**WHAT IS EXPECTED:**
Go through the entries below and retype them exactly, omitting each picture.

**THE DATA:**
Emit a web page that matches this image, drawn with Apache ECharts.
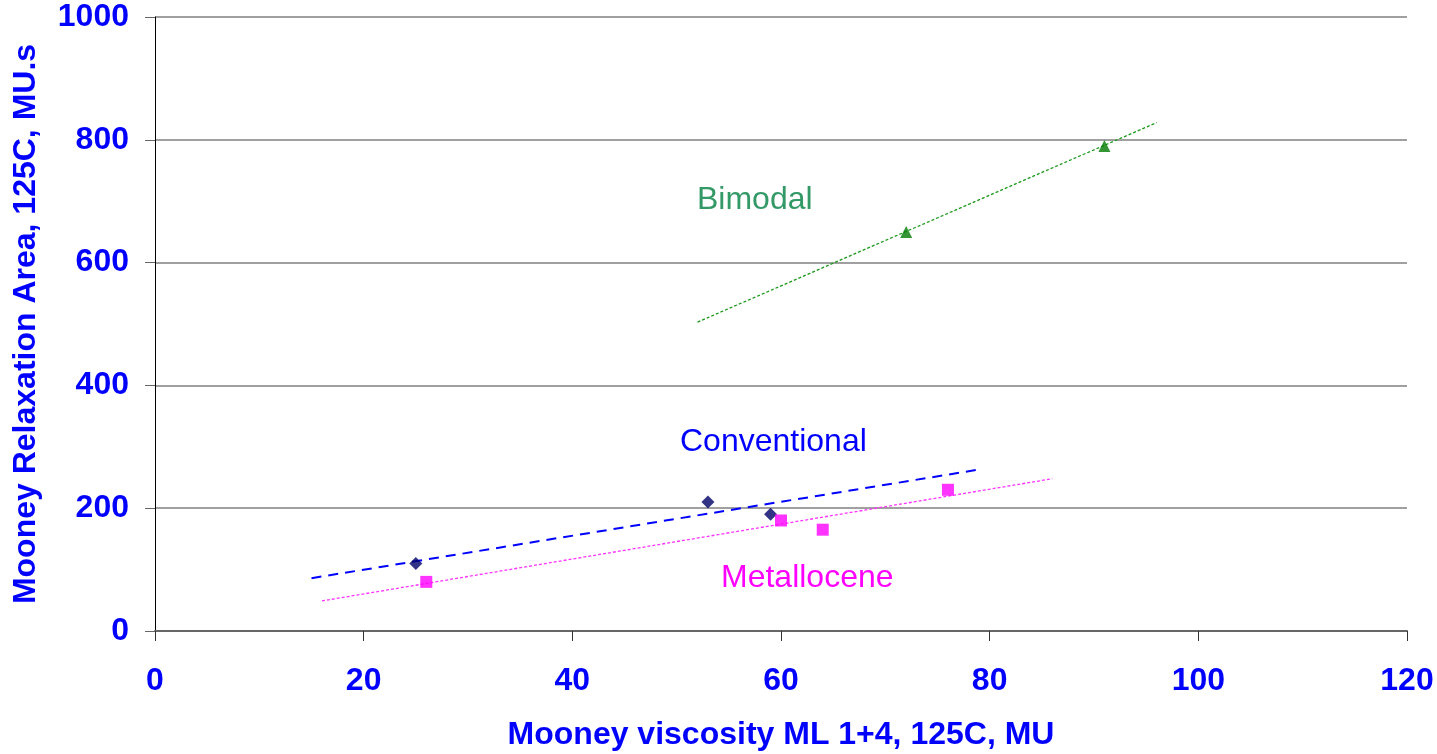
<!DOCTYPE html>
<html>
<head>
<meta charset="utf-8">
<script src="https://cdn.jsdelivr.net/npm/echarts@6/dist/echarts.min.js"></script>
<style>
  html, body { margin: 0; padding: 0; background: #fff; }
  #chart { width: 1437px; height: 754px; }
</style>
</head>
<body>
<div id="chart"></div>
<script>
// measured points
var conventional = [[25, 110], [53, 210], [59, 190]];
var metallocene = [[26, 80], [60, 180], [64, 165], [76, 230]];
var bimodal = [[72, 650], [91, 790]];

// trend line end points
var conventionalTrend = [[15, 86], [79, 263]];
var metalloceneTrend = [[16, 49], [86, 248]];
var bimodalTrend = [[52, 503], [96, 828]];

var xTicks = [0, 20, 40, 60, 80, 100, 120];
var yTicks = [0, 200, 400, 600, 800, 1000];

var font = 'Liberation Sans, Arial, sans-serif';
var myChart = echarts.init(document.getElementById('chart'));

function trend(data, color, type, width) {
  return {
    type: 'line',
    data: data,
    symbol: 'none',
    silent: true,
    z: 2,
    lineStyle: { color: color, type: type, width: width }
  };
}

var option = {
  animation: false,
  backgroundColor: '#fff',
  grid: { left: 155, right: 30, top: 17, bottom: 123, outerBoundsMode: 'none', containLabel: false },
  xAxis: {
    type: 'value',
    min: xTicks[0],
    max: xTicks[xTicks.length - 1],
    interval: 20,
    name: 'Mooney viscosity ML 1+4, 125C, MU',
    nameLocation: 'middle',
    nameGap: 88,
    nameTextStyle: { color: '#0000ff', fontWeight: 'bold', fontSize: 32, fontFamily: font },
    axisLine: { show: true, lineStyle: { color: '#666', width: 2 } },
    axisTick: { show: true, inside: false, length: 10, lineStyle: { color: '#333' } },
    axisLabel: { color: '#0000ff', fontWeight: 'bold', fontSize: 32, fontFamily: font, margin: 34,
      formatter: function (v) { return String(v); } },
    splitLine: { show: false }
  },
  yAxis: {
    type: 'value',
    min: yTicks[0],
    max: yTicks[yTicks.length - 1],
    interval: 200,
    name: 'Mooney Relaxation Area, 125C, MU.s',
    nameLocation: 'middle',
    nameGap: 113,
    nameRotate: 90,
    nameTextStyle: { color: '#0000ff', fontWeight: 'bold', fontSize: 32, fontFamily: font },
    axisLine: { show: true, onZero: false, lineStyle: { color: '#000', width: 1 } },
    axisTick: { show: true, inside: false, length: 10, lineStyle: { color: '#666' } },
    axisLabel: { color: '#0000ff', fontWeight: 'bold', fontSize: 32, fontFamily: font, margin: 26,
      formatter: function (v) { return String(v); } },
    splitLine: { show: true, lineStyle: { color: '#808080', width: 1.5 } }
  },
  series: [
    trend(conventionalTrend, '#0000ff', [10, 7], 2),
    trend(metalloceneTrend, '#ff33ff', [3, 2], 1.3),
    trend(bimodalTrend, '#1a9a1a', [3, 2], 1.3),
    {
      name: 'Conventional',
      type: 'scatter',
      data: conventional,
      symbol: 'diamond',
      symbolSize: 13,
      itemStyle: { color: '#000066' },
      z: 3
    },
    {
      name: 'Metallocene',
      type: 'scatter',
      data: metallocene,
      symbol: 'rect',
      symbolSize: 12,
      itemStyle: { color: '#ff00ff' },
      z: 3
    },
    {
      name: 'Bimodal',
      type: 'scatter',
      data: bimodal,
      symbol: 'triangle',
      symbolSize: 12,
      itemStyle: { color: '#007a00' },
      z: 3
    }
  ],
  graphic: [
    { type: 'text', left: 697, top: 184, style: { text: 'Bimodal', fill: '#339966', font: '32px ' + font } },
    { type: 'text', left: 680, top: 426, style: { text: 'Conventional', fill: '#0000ff', font: '32px ' + font } },
    { type: 'text', left: 721, top: 562, style: { text: 'Metallocene', fill: '#ff00ff', font: '32px ' + font } }
  ]
};

myChart.setOption(option);
</script>
</body>
</html>
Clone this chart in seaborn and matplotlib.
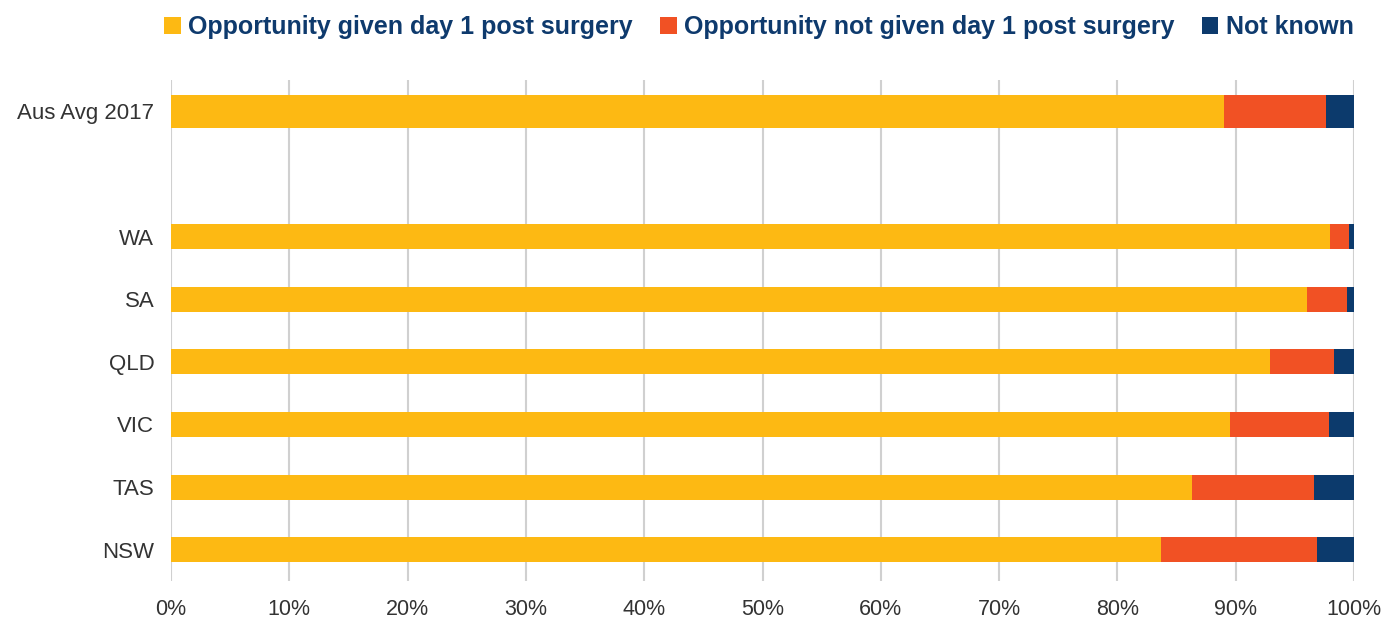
import matplotlib
matplotlib.use("Agg")
import matplotlib.pyplot as plt
import seaborn as sns
import pandas as pd
from matplotlib.patches import Patch
from matplotlib.ticker import PercentFormatter

sns.set_theme(style="white")
plt.rcParams["font.family"] = ["Liberation Sans", "DejaVu Sans"]

# Rows top to bottom; the empty label leaves a gap under the national average
categories = ["Aus Avg 2017", "", "WA", "SA", "QLD", "VIC", "TAS", "NSW"]
regions = ["Aus Avg 2017", "WA", "SA", "QLD", "VIC", "TAS", "NSW"]
given = [89.0, 98.0, 96.0, 92.9, 89.5, 86.3, 83.7]
not_given = [8.6, 1.6, 3.4, 5.4, 8.4, 10.3, 13.2]
not_known = [2.4, 0.4, 0.6, 1.7, 2.1, 3.4, 3.1]

series = ["Opportunity given day 1 post surgery",
          "Opportunity not given day 1 post surgery",
          "Not known"]
colors = ["#FDB913", "#F15124", "#0C3A6C"]
text_color = "#0E3A6D"

df = pd.DataFrame({"region": regions, "given": given,
                   "not_given": not_given, "not_known": not_known})
df["c1"] = df["given"]
df["c2"] = df["given"] + df["not_given"]
df["c3"] = df["c2"] + df["not_known"]

fig = plt.figure(figsize=(13.86, 6.19), dpi=100)
ax = fig.add_axes([171 / 1386, 1 - 581 / 619, 1183 / 1386, 501 / 619])

avg = df[df["region"] == "Aus Avg 2017"]
states = df[df["region"] != "Aus Avg 2017"]

# Stacked bars: draw cumulative totals from longest to shortest
for col, color in zip(["c3", "c2", "c1"], colors[::-1]):
    sns.barplot(data=avg, x=col, y="region", order=categories, orient="h",
                color=color, width=0.53, saturation=1, ax=ax, linewidth=0)
    sns.barplot(data=states, x=col, y="region", order=categories, orient="h",
                color=color, width=0.40, saturation=1, ax=ax, linewidth=0)

ax.set_xlim(0, 100)
ax.set_ylim(len(categories) - 0.5, -0.5)
ax.set_xticks(range(0, 101, 10))
ax.xaxis.set_major_formatter(PercentFormatter(decimals=0))
ax.grid(axis="x", color="#D0D0D0", linewidth=1.5)
ax.grid(axis="y", visible=False)
ax.set_axisbelow(True)
for s in ax.spines.values():
    s.set_visible(False)
ax.set_xlabel("")
ax.set_ylabel("")
ax.tick_params(axis="x", length=0, pad=13, labelsize=15.5, labelcolor="#333333")
ax.tick_params(axis="y", length=0, pad=12, labelsize=16, labelcolor="#333333")

handles = [Patch(facecolor=c, edgecolor="none") for c in colors]
leg = fig.legend(handles, series, loc="center", bbox_to_anchor=(759 / 1386, 1 - 27 / 619),
                 ncol=3, frameon=False, handlelength=0.65, handleheight=0.65,
                 handletextpad=0.3, columnspacing=1.1,
                 prop={"weight": "bold", "size": 18})
for t in leg.get_texts():
    t.set_color(text_color)

fig.savefig("out.png", dpi=100)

**RESPONSE FOR THIS EXERCISE:**
Emit a web page that matches this image, drawn with Apache ECharts.
<!DOCTYPE html>
<html>
<head>
<meta charset="utf-8">
<script src="https://cdn.jsdelivr.net/npm/echarts@6/dist/echarts.min.js"></script>
<style>
  html, body { margin: 0; padding: 0; background: #fff; }
  #chart { width: 1437px; height: 754px; }
</style>
</head>
<body>
<div id="chart"></div>
<script>
// measured points
var conventional = [[25, 110], [53, 210], [59, 190]];
var metallocene = [[26, 80], [60, 180], [64, 165], [76, 230]];
var bimodal = [[72, 650], [91, 790]];

// trend line end points
var conventionalTrend = [[15, 86], [79, 263]];
var metalloceneTrend = [[16, 49], [86, 248]];
var bimodalTrend = [[52, 503], [96, 828]];

var xTicks = [0, 20, 40, 60, 80, 100, 120];
var yTicks = [0, 200, 400, 600, 800, 1000];

var font = 'Liberation Sans, Arial, sans-serif';
var myChart = echarts.init(document.getElementById('chart'));

function trend(data, color, type, width) {
  return {
    type: 'line',
    data: data,
    symbol: 'none',
    silent: true,
    z: 2,
    lineStyle: { color: color, type: type, width: width }
  };
}

var option = {
  animation: false,
  backgroundColor: '#fff',
  grid: { left: 155, right: 30, top: 17, bottom: 123, outerBoundsMode: 'none', containLabel: false },
  xAxis: {
    type: 'value',
    min: xTicks[0],
    max: xTicks[xTicks.length - 1],
    interval: 20,
    name: 'Mooney viscosity ML 1+4, 125C, MU',
    nameLocation: 'middle',
    nameGap: 88,
    nameTextStyle: { color: '#0000ff', fontWeight: 'bold', fontSize: 32, fontFamily: font },
    axisLine: { show: true, lineStyle: { color: '#666', width: 2 } },
    axisTick: { show: true, inside: false, length: 10, lineStyle: { color: '#333' } },
    axisLabel: { color: '#0000ff', fontWeight: 'bold', fontSize: 32, fontFamily: font, margin: 34,
      formatter: function (v) { return String(v); } },
    splitLine: { show: false }
  },
  yAxis: {
    type: 'value',
    min: yTicks[0],
    max: yTicks[yTicks.length - 1],
    interval: 200,
    name: 'Mooney Relaxation Area, 125C, MU.s',
    nameLocation: 'middle',
    nameGap: 113,
    nameRotate: 90,
    nameTextStyle: { color: '#0000ff', fontWeight: 'bold', fontSize: 32, fontFamily: font },
    axisLine: { show: true, onZero: false, lineStyle: { color: '#000', width: 1 } },
    axisTick: { show: true, inside: false, length: 10, lineStyle: { color: '#666' } },
    axisLabel: { color: '#0000ff', fontWeight: 'bold', fontSize: 32, fontFamily: font, margin: 26,
      formatter: function (v) { return String(v); } },
    splitLine: { show: true, lineStyle: { color: '#808080', width: 1.5 } }
  },
  series: [
    trend(conventionalTrend, '#0000ff', [10, 7], 2),
    trend(metalloceneTrend, '#ff33ff', [3, 2], 1.3),
    trend(bimodalTrend, '#1a9a1a', [3, 2], 1.3),
    {
      name: 'Conventional',
      type: 'scatter',
      data: conventional,
      symbol: 'diamond',
      symbolSize: 13,
      itemStyle: { color: '#000066' },
      z: 3
    },
    {
      name: 'Metallocene',
      type: 'scatter',
      data: metallocene,
      symbol: 'rect',
      symbolSize: 12,
      itemStyle: { color: '#ff00ff' },
      z: 3
    },
    {
      name: 'Bimodal',
      type: 'scatter',
      data: bimodal,
      symbol: 'triangle',
      symbolSize: 12,
      itemStyle: { color: '#007a00' },
      z: 3
    }
  ],
  graphic: [
    { type: 'text', left: 697, top: 184, style: { text: 'Bimodal', fill: '#339966', font: '32px ' + font } },
    { type: 'text', left: 680, top: 426, style: { text: 'Conventional', fill: '#0000ff', font: '32px ' + font } },
    { type: 'text', left: 721, top: 562, style: { text: 'Metallocene', fill: '#ff00ff', font: '32px ' + font } }
  ]
};

myChart.setOption(option);
</script>
</body>
</html>
Clone this chart in seaborn and matplotlib.
import matplotlib
matplotlib.use("Agg")
import matplotlib.pyplot as plt
import seaborn as sns
import pandas as pd
from matplotlib.patches import Patch
from matplotlib.ticker import PercentFormatter

sns.set_theme(style="white")
plt.rcParams["font.family"] = ["Liberation Sans", "DejaVu Sans"]

# Rows top to bottom; the empty label leaves a gap under the national average
categories = ["Aus Avg 2017", "", "WA", "SA", "QLD", "VIC", "TAS", "NSW"]
regions = ["Aus Avg 2017", "WA", "SA", "QLD", "VIC", "TAS", "NSW"]
given = [89.0, 98.0, 96.0, 92.9, 89.5, 86.3, 83.7]
not_given = [8.6, 1.6, 3.4, 5.4, 8.4, 10.3, 13.2]
not_known = [2.4, 0.4, 0.6, 1.7, 2.1, 3.4, 3.1]

series = ["Opportunity given day 1 post surgery",
          "Opportunity not given day 1 post surgery",
          "Not known"]
colors = ["#FDB913", "#F15124", "#0C3A6C"]
text_color = "#0E3A6D"

df = pd.DataFrame({"region": regions, "given": given,
                   "not_given": not_given, "not_known": not_known})
df["c1"] = df["given"]
df["c2"] = df["given"] + df["not_given"]
df["c3"] = df["c2"] + df["not_known"]

fig = plt.figure(figsize=(13.86, 6.19), dpi=100)
ax = fig.add_axes([171 / 1386, 1 - 581 / 619, 1183 / 1386, 501 / 619])

avg = df[df["region"] == "Aus Avg 2017"]
states = df[df["region"] != "Aus Avg 2017"]

# Stacked bars: draw cumulative totals from longest to shortest
for col, color in zip(["c3", "c2", "c1"], colors[::-1]):
    sns.barplot(data=avg, x=col, y="region", order=categories, orient="h",
                color=color, width=0.53, saturation=1, ax=ax, linewidth=0)
    sns.barplot(data=states, x=col, y="region", order=categories, orient="h",
                color=color, width=0.40, saturation=1, ax=ax, linewidth=0)

ax.set_xlim(0, 100)
ax.set_ylim(len(categories) - 0.5, -0.5)
ax.set_xticks(range(0, 101, 10))
ax.xaxis.set_major_formatter(PercentFormatter(decimals=0))
ax.grid(axis="x", color="#D0D0D0", linewidth=1.5)
ax.grid(axis="y", visible=False)
ax.set_axisbelow(True)
for s in ax.spines.values():
    s.set_visible(False)
ax.set_xlabel("")
ax.set_ylabel("")
ax.tick_params(axis="x", length=0, pad=13, labelsize=15.5, labelcolor="#333333")
ax.tick_params(axis="y", length=0, pad=12, labelsize=16, labelcolor="#333333")

handles = [Patch(facecolor=c, edgecolor="none") for c in colors]
leg = fig.legend(handles, series, loc="center", bbox_to_anchor=(759 / 1386, 1 - 27 / 619),
                 ncol=3, frameon=False, handlelength=0.65, handleheight=0.65,
                 handletextpad=0.3, columnspacing=1.1,
                 prop={"weight": "bold", "size": 18})
for t in leg.get_texts():
    t.set_color(text_color)

fig.savefig("out.png", dpi=100)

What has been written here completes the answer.